→ **TASK DIRECTIONS**: Print only the lines from the top of the data through the line with "fit its text", both included, skipping every picture.

→ **INFORMATION SUPPLIED**:
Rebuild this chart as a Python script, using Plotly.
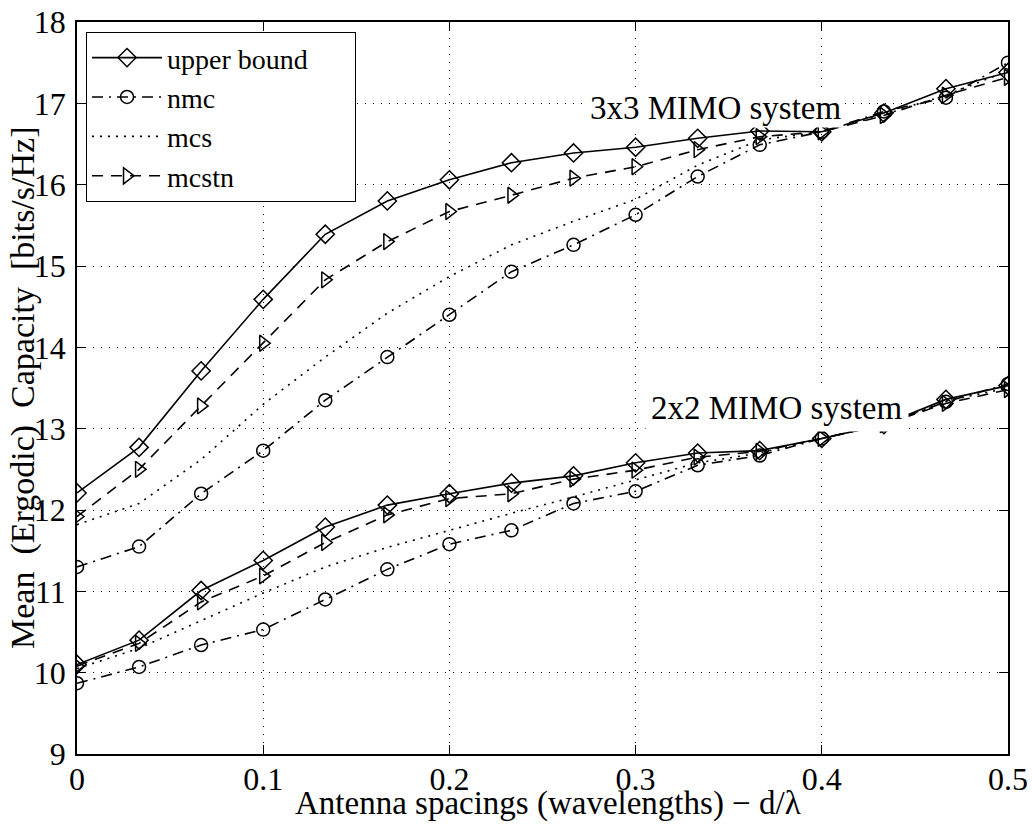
import plotly.graph_objects as go

# ---- data ----
spacing = [0, 1/30, 2/30, 3/30, 4/30, 5/30, 6/30, 7/30, 8/30, 9/30, 10/30, 11/30, 12/30, 13/30, 14/30, 15/30]

# 3x3 MIMO system
ub_3x3    = [12.21, 12.77, 13.71, 14.59, 15.39, 15.80, 16.06, 16.27, 16.39, 16.46, 16.57, 16.66, 16.65, 16.88, 17.18, 17.38]
nmc_3x3   = [11.30, 11.55, 12.20, 12.73, 13.35, 13.88, 14.40, 14.93, 15.26, 15.63, 16.10, 16.49, 16.65, 16.90, 17.07, 17.50]
mcs_3x3   = [11.82, 12.08, 12.62, 13.30, 13.88, 14.42, 14.87, 15.26, 15.55, 15.82, 16.24, 16.55, 16.65, 16.86, 17.10, 17.40]
mcstn_3x3 = [11.92, 12.50, 13.28, 14.05, 14.83, 15.30, 15.67, 15.87, 16.08, 16.22, 16.43, 16.59, 16.65, 16.85, 17.10, 17.32]

# 2x2 MIMO system
ub_2x2    = [10.10, 10.40, 11.01, 11.38, 11.79, 12.06, 12.20, 12.33, 12.42, 12.58, 12.70, 12.73, 12.88, 13.05, 13.36, 13.53]
nmc_2x2   = [9.87, 10.07, 10.34, 10.53, 10.90, 11.27, 11.58, 11.75, 12.08, 12.23, 12.55, 12.67, 12.88, 13.05, 13.33, 13.55]
mcs_2x2   = [10.05, 10.30, 10.64, 10.98, 11.30, 11.54, 11.75, 11.96, 12.16, 12.37, 12.58, 12.70, 12.88, 13.05, 13.34, 13.50]
mcstn_2x2 = [10.08, 10.36, 10.87, 11.19, 11.60, 11.94, 12.14, 12.20, 12.38, 12.49, 12.65, 12.72, 12.88, 13.05, 13.31, 13.48]

series_names = ["upper bound", "nmc", "mcs", "mcstn"]
x_ticks = [0, 0.1, 0.2, 0.3, 0.4, 0.5]
x_ticklabels = ["0", "0.1", "0.2", "0.3", "0.4", "0.5"]
y_ticks = [9, 10, 11, 12, 13, 14, 15, 16, 17, 18]

FONT = "Liberation Serif, Times New Roman, Times, serif"
PAD = "\u00a0" * 6  # widens the legend box to fit its text

styles = {
    "upper bound": dict(dash="solid", symbol="diamond-open", size=14),
    "nmc": dict(dash="11px,6px,2px,6px", symbol="circle-open", size=13),
    "mcs": dict(dash="2px,6px", symbol=None, size=0),
    "mcstn": dict(dash="11px,8px", symbol="triangle-right-open", size=14),
}

fig = go.Figure()
for system, vals, show in [("3x3", [ub_3x3, nmc_3x3, mcs_3x3, mcstn_3x3], True),
                           ("2x2", [ub_2x2, nmc_2x2, mcs_2x2, mcstn_2x2], False)]:
    for name, y in zip(series_names, vals):
        st = styles[name]
        mode = "lines+markers" if st["symbol"] else "lines"
        marker = dict(symbol=st["symbol"], size=st["size"], color="black",
                      line=dict(color="black", width=1.5)) if st["symbol"] else None
        fig.add_trace(go.Scatter(
            x=spacing, y=y, mode=mode, name=name + PAD, legendgroup=name,
            showlegend=show,
            line=dict(color="black", width=1.6, dash=st["dash"]),
            marker=marker,
        ))

fig.update_layout(
    width=1032, height=824,
    margin=dict(l=77, r=24, t=22, b=70),
    paper_bgcolor="white", plot_bgcolor="white",
    font=dict(family=FONT, size=32, color="black"),
    showlegend=True,
    legend=dict(
        x=0.0097, y=0.9865, xanchor="left", yanchor="top",
        bgcolor="white", bordercolor="black", borderwidth=1,
        font=dict(family=FONT, size=28, color="black"),
        tracegroupgap=0, itemwidth=70,
    ),
    xaxis=dict(
        range=[0, 0.5], tickvals=x_ticks, ticktext=x_ticklabels,
        showline=True, linecolor="black", linewidth=1.5, mirror="ticks",
        ticks="inside", ticklen=9, tickcolor="black", tickwidth=1,
        showgrid=True, gridcolor="black", gridwidth=1, griddash="1px,7px",
        zeroline=False, tickfont=dict(family=FONT, size=32),
        ticklabelstandoff=-4, automargin=False,
    ),
    yaxis=dict(
        range=[9, 18], tickvals=y_ticks,
        showline=True, linecolor="black", linewidth=1.5, mirror="ticks",
        ticks="inside", ticklen=9, tickcolor="black", tickwidth=1,
        showgrid=True, gridcolor="black", gridwidth=1, griddash="1px,7px",
        zeroline=False, tickfont=dict(family=FONT, size=32),
        ticklabelstandoff=3, automargin=False,
    ),
    annotations=[
        dict(text="3x3 MIMO system", x=0.412, y=16.94, xref="x", yref="y",
             xanchor="right", yanchor="middle", showarrow=False,
             bgcolor="white", borderpad=1, font=dict(family=FONT, size=33)),
        dict(text="2x2 MIMO system", x=0.4466, y=13.26, xref="x", yref="y",
             xanchor="right", yanchor="middle", showarrow=False,
             bgcolor="white", borderpad=5, font=dict(family=FONT, size=33)),
        dict(text="Antenna spacings (wavelengths) \u2212 d/\u03bb", x=0.506, y=-0.068,
             xref="paper", yref="paper", xanchor="center", yanchor="middle",
             showarrow=False, font=dict(family=FONT, size=33)),
        dict(text="Mean\u00a0\u00a0(Ergodic)\u00a0\u00a0Capacity\u00a0\u00a0[bits/s/Hz]",
             x=-0.058, y=0.5, xref="paper", yref="paper", textangle=-90,
             xanchor="center", yanchor="middle", showarrow=False,
             font=dict(family=FONT, size=34)),
    ],
)

fig.write_html("out.html", config={"displayModeBar": False},
               post_script="document.body.style.margin='0';document.body.style.overflow='hidden';")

→ **EXPECTED OUTPUT**:
Rebuild this chart as a Python script, using Plotly.
import plotly.graph_objects as go

# ---- data ----
spacing = [0, 1/30, 2/30, 3/30, 4/30, 5/30, 6/30, 7/30, 8/30, 9/30, 10/30, 11/30, 12/30, 13/30, 14/30, 15/30]

# 3x3 MIMO system
ub_3x3    = [12.21, 12.77, 13.71, 14.59, 15.39, 15.80, 16.06, 16.27, 16.39, 16.46, 16.57, 16.66, 16.65, 16.88, 17.18, 17.38]
nmc_3x3   = [11.30, 11.55, 12.20, 12.73, 13.35, 13.88, 14.40, 14.93, 15.26, 15.63, 16.10, 16.49, 16.65, 16.90, 17.07, 17.50]
mcs_3x3   = [11.82, 12.08, 12.62, 13.30, 13.88, 14.42, 14.87, 15.26, 15.55, 15.82, 16.24, 16.55, 16.65, 16.86, 17.10, 17.40]
mcstn_3x3 = [11.92, 12.50, 13.28, 14.05, 14.83, 15.30, 15.67, 15.87, 16.08, 16.22, 16.43, 16.59, 16.65, 16.85, 17.10, 17.32]

# 2x2 MIMO system
ub_2x2    = [10.10, 10.40, 11.01, 11.38, 11.79, 12.06, 12.20, 12.33, 12.42, 12.58, 12.70, 12.73, 12.88, 13.05, 13.36, 13.53]
nmc_2x2   = [9.87, 10.07, 10.34, 10.53, 10.90, 11.27, 11.58, 11.75, 12.08, 12.23, 12.55, 12.67, 12.88, 13.05, 13.33, 13.55]
mcs_2x2   = [10.05, 10.30, 10.64, 10.98, 11.30, 11.54, 11.75, 11.96, 12.16, 12.37, 12.58, 12.70, 12.88, 13.05, 13.34, 13.50]
mcstn_2x2 = [10.08, 10.36, 10.87, 11.19, 11.60, 11.94, 12.14, 12.20, 12.38, 12.49, 12.65, 12.72, 12.88, 13.05, 13.31, 13.48]

series_names = ["upper bound", "nmc", "mcs", "mcstn"]
x_ticks = [0, 0.1, 0.2, 0.3, 0.4, 0.5]
x_ticklabels = ["0", "0.1", "0.2", "0.3", "0.4", "0.5"]
y_ticks = [9, 10, 11, 12, 13, 14, 15, 16, 17, 18]

FONT = "Liberation Serif, Times New Roman, Times, serif"
PAD = "\u00a0" * 6  # widens the legend box to fit its text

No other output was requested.